Where content lives
Most sites follow a simple layering. The homepage links to category pages (depth 1), category pages link to listings (depth 2), and listings link to the actual detail pages you want (depth 3). Going deeper rarely reveals anything new — you start hitting pagination, sort variants, and tag clouds instead. Setting depth at 3-4 captures the bulk of meaningful URLs without spending your budget on this combinatorial junk (the explosion of near-duplicate URLs created by filters and sort options).
Depth vs budget interaction
Depth and budget pull on each other. A high depth limit with a small budget runs out partway through and stops mid-traversal; a low depth limit with a large budget leaves capacity unused.

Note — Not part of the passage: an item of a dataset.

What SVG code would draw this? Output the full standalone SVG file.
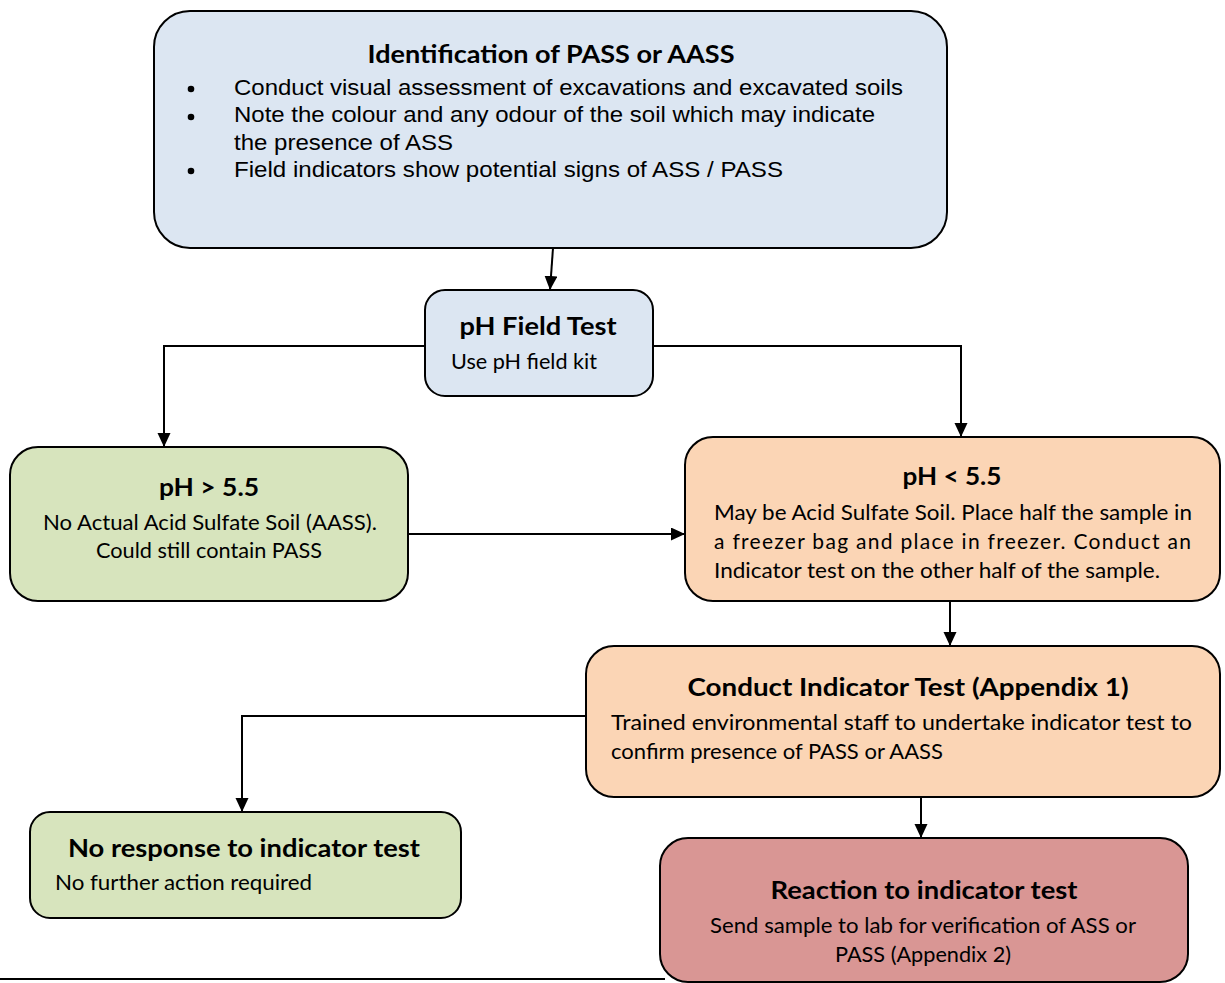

The rule of thumb: set depth to match the natural shape of the site (3-4 hops for most), then size the budget to roughly "depth × average fanout" — fanout being how many links a typical page has — plus a safety margin. For example, a site with 20 categories and 200 items each fits in about 5,000 pages at depth 3.
Per-pattern depth
Advanced crawlers set depth differently depending on the type of URL, rather than using one number everywhere. Detail pages get depth 0 (fetch them, but do not follow their links). Category pages get a high depth, since that is where you discover items. Pagination links (the "next page" links) get capped at 50-100 to avoid infinite-calendar traps — pages like a calendar's "next month" link that go on forever. This takes more setup than a single global limit, but it dramatically improves how efficiently you spend your budget on large sites.